Striper Fishing: ‘Like tying a line to the end of a Volkswagen’

January 12, 1999 — I was watching a sea gull when it happened.

I was hypnotized by the bird. It would dive to the water’s surface, bounce back into the air, and hover. Then it would do it again.

Up. And down.

Fishing for striped bass is a waiting game. And a day spent marking stripers allows you to get lost in minutia, such as a gull feeding on Lake Lanier.

Up. And down.

And then it happens.

“Catch that fish!” yelled my guide Steven Woodall, breaking my trance.

One of the fishing rods off the back of our bass boat was doubled over. The bait alarm on the reel was clicking like crazy. A striper had struck.

I hurried to the back of the boat and took the rod in my hands, ready for the inevitable fight.

“They pull hard,” warned Woodall earlier in the day. “It’s like tying a line to the end of a Volkswagen.”

Must be a van, I thought, feeling the force of the fish.

I pulled back on the rod. The line tightened. The rod bowed. I let the rod down, and reeled in. Then I did it again.

Pull back. Reel in.

My heart was racing. I was doing battle with an unseen foe — one I’m sure that wanted to keep it that way. But I was determined not to let my first striper get away.

Pull back. Reel in.

After about 10 minutes of tussling with the feisty lineside, I prevailed. I brought him to the surface and Woodall snatched him up with a net.

Thirteen pounds. Thirty-four inches. Not bad.

But these are average measurements for a striper caught in Lake Lanier, which explains why the big fish has attracted such a fanatical following among Georgia anglers during the past decade.

“They really pull, don’t they?” said Woodall with a knowing smile as I caught my breath and admired my catch. “If you don’t get excited doing this, you have no business being on a fishing boat.”

Stripers are a Lanier guide’s best friend. Woodall, one of many fishing guides on Lanier — arguably the top striper lake in the South — takes nearly 500 clients fishing in a year, and 90 percent of them want to go after the striper.

“It’s because they’re so big,” Woodall explained. “You just don’t come out and catch a fish that’ll go 10 pounds or better out of fresh water that often.”

That is unless you’re striper fishing on Lanier. Woodall says the average striper in the lake weighs 10-15 pounds, and it’s not uncommon to boat one that goes well into the 30s. Lanier’s record lunker is a 46-pounder caught in 1987.

Size matters, but that’s not the striper’s only draw.

“They’re an awesome fish to catch,” said Woodall. “In fresh water, there’s nothing else you can catch that’s going to give you that type of fight.
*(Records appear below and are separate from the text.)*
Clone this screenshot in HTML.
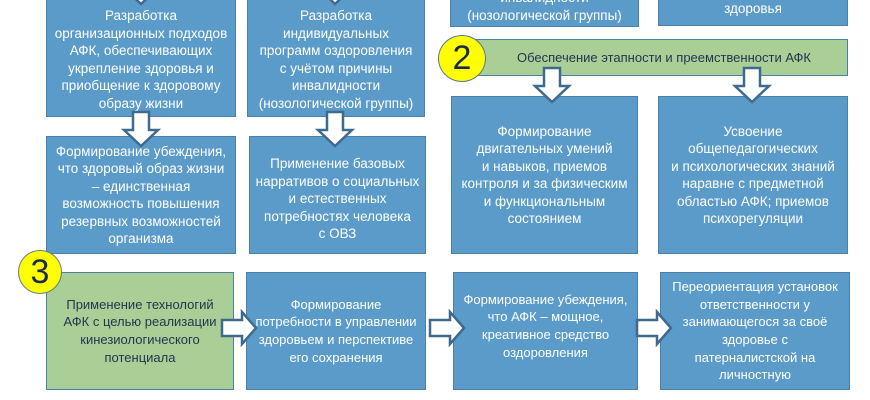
<!DOCTYPE html>
<html><head><meta charset="utf-8"><style>
body{margin:0;width:870px;height:400px;background:#fff;position:relative;overflow:hidden;font-family:"Liberation Sans","DejaVu Sans",sans-serif;}
.b{position:absolute;background:#5b9bc9;border:1px solid #4b80ab;box-sizing:border-box;color:#fff;font-size:13.5px;line-height:17.5px;text-align:center;display:flex;align-items:center;justify-content:center;padding:0;white-space:nowrap;}
.g{background:#a9cf96;color:#1f3550;}
.c{font-size:13px;line-height:17.7px;}
.circ{position:absolute;border-radius:50%;background:#ffff00;border:1.5px solid #5a7890;box-sizing:border-box;color:#1a2a50;font-size:34px;display:flex;align-items:center;justify-content:center;}
svg{position:absolute;left:0;top:0;}
</style></head><body>
<div class="b" style="left:46px;top:-2px;width:190px;height:119px;padding-top:4px;">Разработка<br>организационных подходов<br>АФК, обеспечивающих<br>укрепление здоровья и<br>приобщение к здоровому<br>образу жизни</div>
<div class="b" style="left:247px;top:-2px;width:178px;height:119px;padding-top:4px;">Разработка<br>индивидуальных<br>программ оздоровления<br>с учётом причины<br>инвалидности<br>(нозологической группы)</div>
<div class="b" style="left:450px;top:-20px;width:189px;height:47px;align-items:flex-end;padding-bottom:2px;">инвалидности<br>(нозологической группы)</div>
<div class="b" style="left:658px;top:-20px;width:190px;height:46px;align-items:flex-end;padding-bottom:8px;">здоровья</div>
<div class="b g" style="left:470px;top:39px;width:378px;height:37px;padding-left:10px;font-size:13px;">Обеспечение этапности и преемственности АФК</div>
<div class="circ" style="left:438px;top:35px;width:48px;height:47px;">2</div>
<div class="b" style="left:46px;top:136px;width:190px;height:118px;">Формирование убеждения,<br>что здоровый образ жизни<br>– единственная<br>возможность повышения<br>резервных возможностей<br>организма</div>
<div class="b" style="left:249px;top:136px;width:177px;height:118px;padding-top:8px;">Применение базовых<br>нарративов о социальных<br>и естественных<br>потребностях человека<br>с ОВЗ</div>
<div class="b" style="left:451px;top:96px;width:187px;height:158px;">Формирование<br>двигательных умений<br>и навыков, приемов<br>контроля и за физическим<br>и функциональным<br>состоянием</div>
<div class="b" style="left:658px;top:96px;width:190px;height:158px;">Усвоение<br>общепедагогических<br>и психологических знаний<br>наравне с предметной<br>областью АФК; приемов<br>психорегуляции</div>
<div class="b g c" style="left:46px;top:272px;width:188px;height:118px;">Применение технологий<br>АФК с целью реализации<br>кинезиологического<br>потенциала</div>
<div class="b c" style="left:246px;top:272px;width:180px;height:118px;">Формирование<br>потребности в управлении<br>здоровьем и перспективе<br>его сохранения</div>
<div class="b c" style="left:453px;top:272px;width:185px;height:118px;padding-bottom:10px;">Формирование убеждения,<br>что АФК – мощное,<br>креативное средство<br>оздоровления</div>
<div class="b c" style="left:660px;top:272px;width:190px;height:118px;">Переориентация установок<br>ответственности у<br>занимающегося за своё<br>здоровье с<br>патерналистской на<br>личностную</div>
<div class="circ" style="left:18px;top:250px;width:44px;height:44px;">3</div>
<svg width="870" height="400">
<defs><g id="d"><polygon points="-8,0 8,0 8,18 17,18 0,34 -17,18 -8,18" fill="#fff" stroke="#3f6a8e" stroke-width="2.5"/></g>
<g id="r"><polygon points="0,-8 20,-8 20,-16 34,0 20,16 20,8 0,8" fill="#fff" stroke="#3f6a8e" stroke-width="2.5"/></g></defs>
<use href="#d" x="141" y="-30"/><use href="#d" x="335" y="-30"/>
<use href="#d" x="141" y="112"/><use href="#d" x="335" y="112"/>
<use href="#d" x="552" y="68"/><use href="#d" x="752" y="68"/>
<use href="#r" x="222" y="328"/><use href="#r" x="430" y="328"/><use href="#r" x="637" y="328"/>
</svg>
</body></html>
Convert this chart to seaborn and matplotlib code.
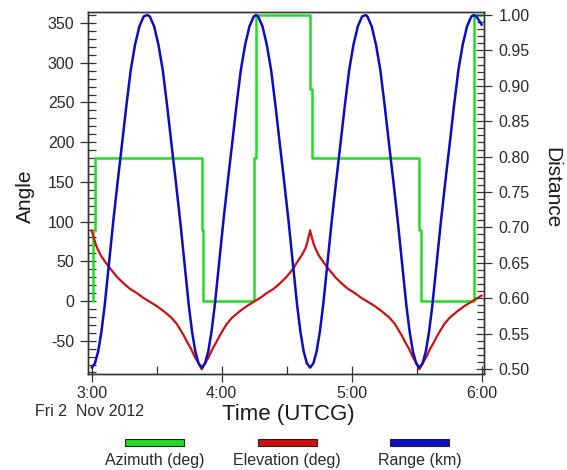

If you come here with a cheap reel, they’ll bust it. Absolutely tear it up.”

The striper supply is plentiful in Lanier, also. Last year, the lake was stocked with nearly 550,000 striper fingerlings, adding to an already healthy population.

Yes, they’re out there. But where? That is where guide’s like Woodall come into play.

Woodall, 32, his face tanned in the dead of winter, has been a Lanier guide for six years, but the north Hall County native has fished the lake his entire life.

He bought his first bass boat when he was in the eleventh grade.

Woodall knows the ways of the striper. He knows how to track them. And that’s the most important aspect of striper fishing.

“Stripers are like a pack of wolves,” said Woodall. “They are and open-water fish and they’re constantly on the move looking for food. You may catch 12 or 13 of them in one place today and go back tomorrow and not get bit. Those same fish may be 12 or 15 miles away by the next day. So you have to look for them.”

And look for them we did.

Stripers live to eat. Their main forage: thread-finned and gizzard shad. If there are no bait fish in the water, there are no stripers.

So at 7 a.m. we set out from the Sardis Creek boat ramp looking for shad. When there are a lot of them you can see circular ripples forming on top of the water, and Woodall’s keen eye can pick them out from a great distance, even on a speeding boat.

An even better signal of bait fish are the gulls, which feed on shad forced to the surface by stripers down below.

“Those birds are the best fish finders on this lake,” said Woodall.

Once Woodall picks a spot, he stops the boat, baits four lines (we were using live golden trout) and puts the rods in the rod holders on each corner of the boat. Then he turns on the trolling motor and slowly maneuvers the boat around as he looks for stripers on the screen of his high-tech depth finder.

Before we got any bites, we had already hit a few different locales: an old pond dam just south of Thompson Bridge, Ada Creek and Gainesville Creek.

Then a tip from another guide — they work as a team, communicating by radio — sent us to Wahoo Creek, where the gulls were circling.

It wasn’t long before the stripers struck. Woodall hooked a 15-pounder minutes after I boated mine.

That’s what happens with stripers. They strike in bunches. And then you wait.

“It’s kind of like deer hunting,” said Woodall. “You sit and wait for them to come under. They come to you and you catch a couple of them and then they are gone. Sometimes it’s a slow bite. But it is a big fish.”

And, believe me, it’s worth the wait.